» **PROBLEM STATEMENT**
In this exercise, return the whole listing exactly, excluding any images.
== == ==
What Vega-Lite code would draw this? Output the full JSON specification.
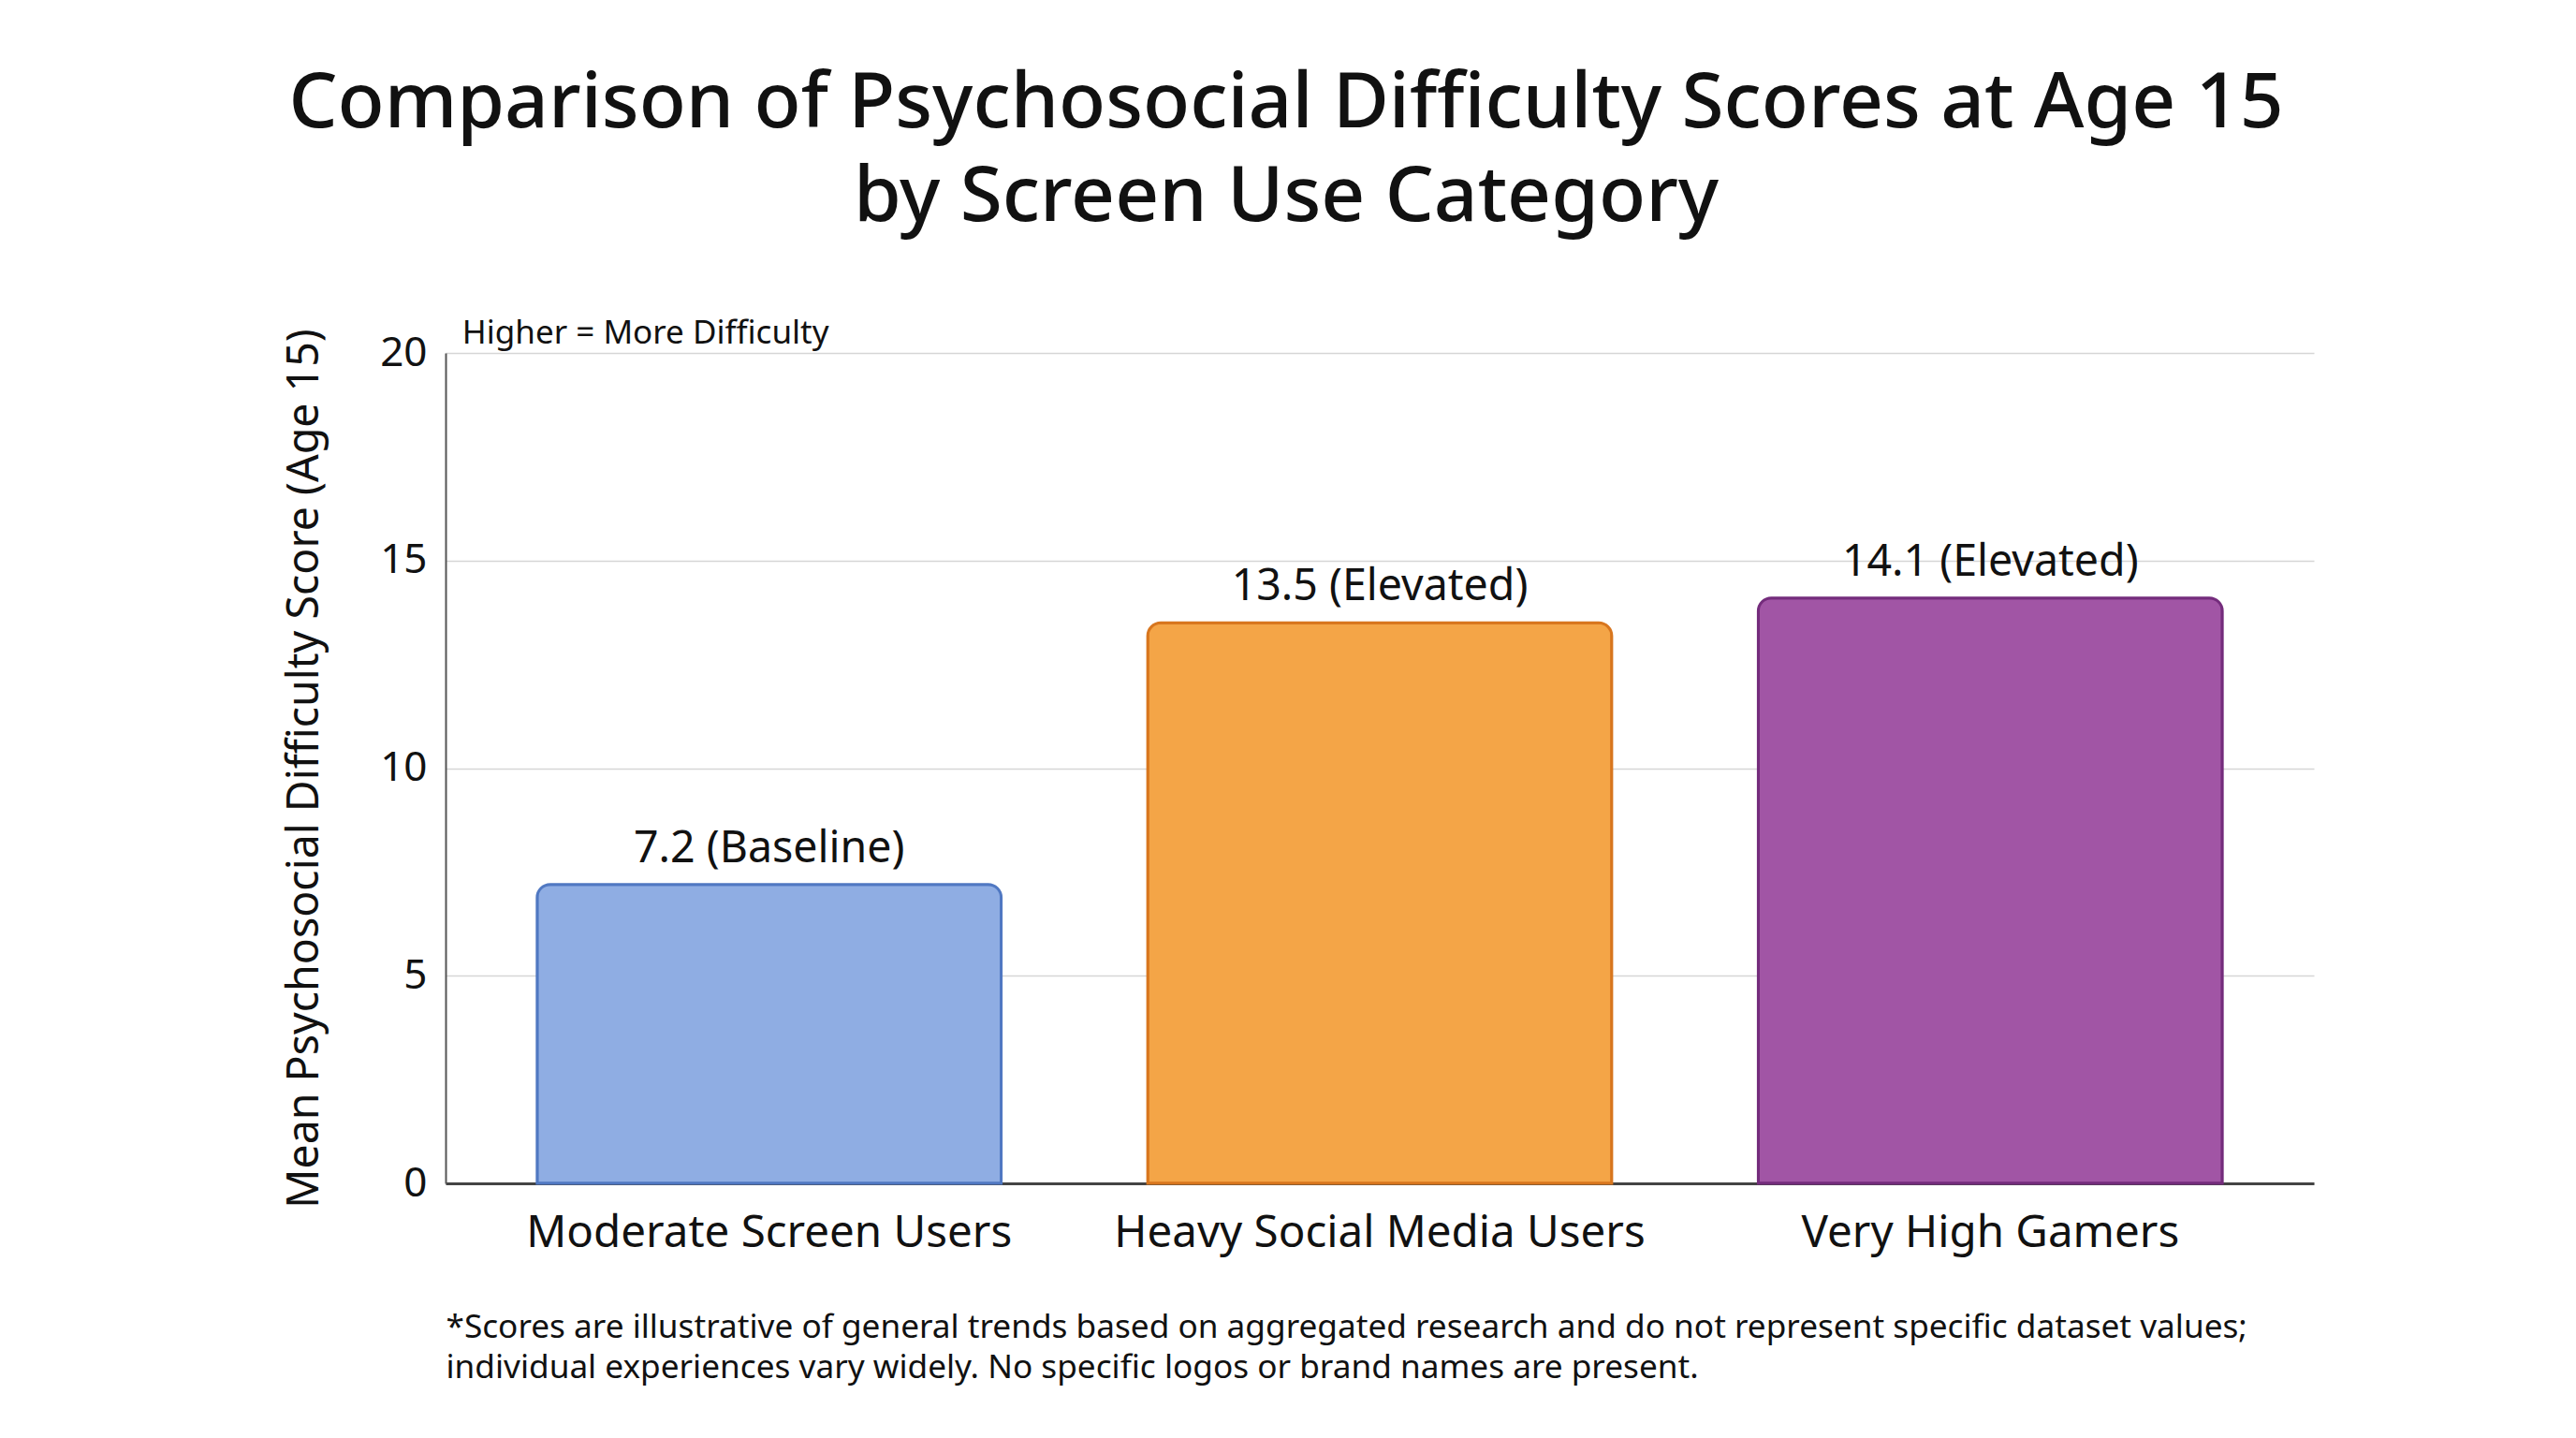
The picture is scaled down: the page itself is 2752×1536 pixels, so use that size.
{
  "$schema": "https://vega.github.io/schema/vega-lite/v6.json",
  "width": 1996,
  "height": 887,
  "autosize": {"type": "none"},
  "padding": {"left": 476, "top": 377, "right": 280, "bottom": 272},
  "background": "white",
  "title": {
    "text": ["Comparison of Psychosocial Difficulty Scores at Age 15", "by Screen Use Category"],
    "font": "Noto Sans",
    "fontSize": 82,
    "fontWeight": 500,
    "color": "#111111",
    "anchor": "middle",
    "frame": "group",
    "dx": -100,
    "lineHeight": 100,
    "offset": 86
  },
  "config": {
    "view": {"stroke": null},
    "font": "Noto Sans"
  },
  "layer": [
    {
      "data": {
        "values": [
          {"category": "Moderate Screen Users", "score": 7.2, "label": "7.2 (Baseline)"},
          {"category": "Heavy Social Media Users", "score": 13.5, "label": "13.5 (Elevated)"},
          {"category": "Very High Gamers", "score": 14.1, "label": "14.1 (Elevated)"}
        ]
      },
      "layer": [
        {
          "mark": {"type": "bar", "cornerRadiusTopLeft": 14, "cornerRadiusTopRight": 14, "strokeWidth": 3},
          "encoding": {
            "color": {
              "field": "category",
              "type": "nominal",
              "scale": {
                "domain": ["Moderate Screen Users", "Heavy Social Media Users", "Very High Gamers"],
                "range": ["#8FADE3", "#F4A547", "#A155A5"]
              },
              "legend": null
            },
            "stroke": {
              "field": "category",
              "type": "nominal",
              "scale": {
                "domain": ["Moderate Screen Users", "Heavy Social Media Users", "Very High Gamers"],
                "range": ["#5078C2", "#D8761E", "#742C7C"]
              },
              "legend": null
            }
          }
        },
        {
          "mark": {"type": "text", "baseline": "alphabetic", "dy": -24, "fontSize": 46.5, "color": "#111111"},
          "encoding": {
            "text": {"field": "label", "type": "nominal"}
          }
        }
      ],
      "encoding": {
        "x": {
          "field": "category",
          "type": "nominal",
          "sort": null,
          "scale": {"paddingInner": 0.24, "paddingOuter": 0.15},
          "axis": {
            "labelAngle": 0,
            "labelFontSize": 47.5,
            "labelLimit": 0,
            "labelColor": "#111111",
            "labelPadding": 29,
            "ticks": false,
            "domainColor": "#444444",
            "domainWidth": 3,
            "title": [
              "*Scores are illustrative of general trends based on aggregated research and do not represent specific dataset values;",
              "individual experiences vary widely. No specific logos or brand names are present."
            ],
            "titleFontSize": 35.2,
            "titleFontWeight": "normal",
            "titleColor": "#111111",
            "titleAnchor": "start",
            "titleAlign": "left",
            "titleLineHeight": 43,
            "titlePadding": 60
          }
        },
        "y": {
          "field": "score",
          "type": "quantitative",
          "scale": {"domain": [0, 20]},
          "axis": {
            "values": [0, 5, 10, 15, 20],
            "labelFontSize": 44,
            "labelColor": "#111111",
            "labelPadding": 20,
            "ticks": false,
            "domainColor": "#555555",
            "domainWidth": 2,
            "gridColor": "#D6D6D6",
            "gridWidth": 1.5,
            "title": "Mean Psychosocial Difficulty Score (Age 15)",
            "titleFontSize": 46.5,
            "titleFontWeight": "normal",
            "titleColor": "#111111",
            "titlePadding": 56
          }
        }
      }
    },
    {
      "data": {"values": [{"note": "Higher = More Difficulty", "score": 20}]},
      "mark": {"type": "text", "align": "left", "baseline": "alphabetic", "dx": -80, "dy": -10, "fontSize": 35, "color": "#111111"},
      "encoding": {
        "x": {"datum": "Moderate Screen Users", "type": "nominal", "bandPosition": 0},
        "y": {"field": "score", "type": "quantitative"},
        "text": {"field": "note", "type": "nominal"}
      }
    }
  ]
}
== == ==
» **EXERCISE OUTPUT**
What Vega-Lite code would draw this? Output the full JSON specification.
The picture is scaled down: the page itself is 2752×1536 pixels, so use that size.
{
  "$schema": "https://vega.github.io/schema/vega-lite/v6.json",
  "width": 1996,
  "height": 887,
  "autosize": {"type": "none"},
  "padding": {"left": 476, "top": 377, "right": 280, "bottom": 272},
  "background": "white",
  "title": {
    "text": ["Comparison of Psychosocial Difficulty Scores at Age 15", "by Screen Use Category"],
    "font": "Noto Sans",
    "fontSize": 82,
    "fontWeight": 500,
    "color": "#111111",
    "anchor": "middle",
    "frame": "group",
    "dx": -100,
    "lineHeight": 100,
    "offset": 86
  },
  "config": {
    "view": {"stroke": null},
    "font": "Noto Sans"
  },
  "layer": [
    {
      "data": {
        "values": [
          {"category": "Moderate Screen Users", "score": 7.2, "label": "7.2 (Baseline)"},
          {"category": "Heavy Social Media Users", "score": 13.5, "label": "13.5 (Elevated)"},
          {"category": "Very High Gamers", "score": 14.1, "label": "14.1 (Elevated)"}
        ]
      },
      "layer": [
        {
          "mark": {"type": "bar", "cornerRadiusTopLeft": 14, "cornerRadiusTopRight": 14, "strokeWidth": 3},
          "encoding": {
            "color": {
              "field": "category",
              "type": "nominal",
              "scale": {
                "domain": ["Moderate Screen Users", "Heavy Social Media Users", "Very High Gamers"],
                "range": ["#8FADE3", "#F4A547", "#A155A5"]
              },
              "legend": null
            },
            "stroke": {
              "field": "category",
              "type": "nominal",
              "scale": {
                "domain": ["Moderate Screen Users", "Heavy Social Media Users", "Very High Gamers"],
                "range": ["#5078C2", "#D8761E", "#742C7C"]
              },
              "legend": null
            }
          }
        },
        {
          "mark": {"type": "text", "baseline": "alphabetic", "dy": -24, "fontSize": 46.5, "color": "#111111"},
          "encoding": {
            "text": {"field": "label", "type": "nominal"}
          }
        }
      ],
      "encoding": {
        "x": {
          "field": "category",
          "type": "nominal",
          "sort": null,
          "scale": {"paddingInner": 0.24, "paddingOuter": 0.15},
          "axis": {
            "labelAngle": 0,
            "labelFontSize": 47.5,
            "labelLimit": 0,
            "labelColor": "#111111",
            "labelPadding": 29,
            "ticks": false,
            "domainColor": "#444444",
            "domainWidth": 3,
            "title": [
              "*Scores are illustrative of general trends based on aggregated research and do not represent specific dataset values;",
              "individual experiences vary widely. No specific logos or brand names are present."
            ],
            "titleFontSize": 35.2,
            "titleFontWeight": "normal",
            "titleColor": "#111111",
            "titleAnchor": "start",
            "titleAlign": "left",
            "titleLineHeight": 43,
            "titlePadding": 60
          }
        },
        "y": {
          "field": "score",
          "type": "quantitative",
          "scale": {"domain": [0, 20]},
          "axis": {
            "values": [0, 5, 10, 15, 20],
            "labelFontSize": 44,
            "labelColor": "#111111",
            "labelPadding": 20,
            "ticks": false,
            "domainColor": "#555555",
            "domainWidth": 2,
            "gridColor": "#D6D6D6",
            "gridWidth": 1.5,
            "title": "Mean Psychosocial Difficulty Score (Age 15)",
            "titleFontSize": 46.5,
            "titleFontWeight": "normal",
            "titleColor": "#111111",
            "titlePadding": 56
          }
        }
      }
    },
    {
      "data": {"values": [{"note": "Higher = More Difficulty", "score": 20}]},
      "mark": {"type": "text", "align": "left", "baseline": "alphabetic", "dx": -80, "dy": -10, "fontSize": 35, "color": "#111111"},
      "encoding": {
        "x": {"datum": "Moderate Screen Users", "type": "nominal", "bandPosition": 0},
        "y": {"field": "score", "type": "quantitative"},
        "text": {"field": "note", "type": "nominal"}
      }
    }
  ]
}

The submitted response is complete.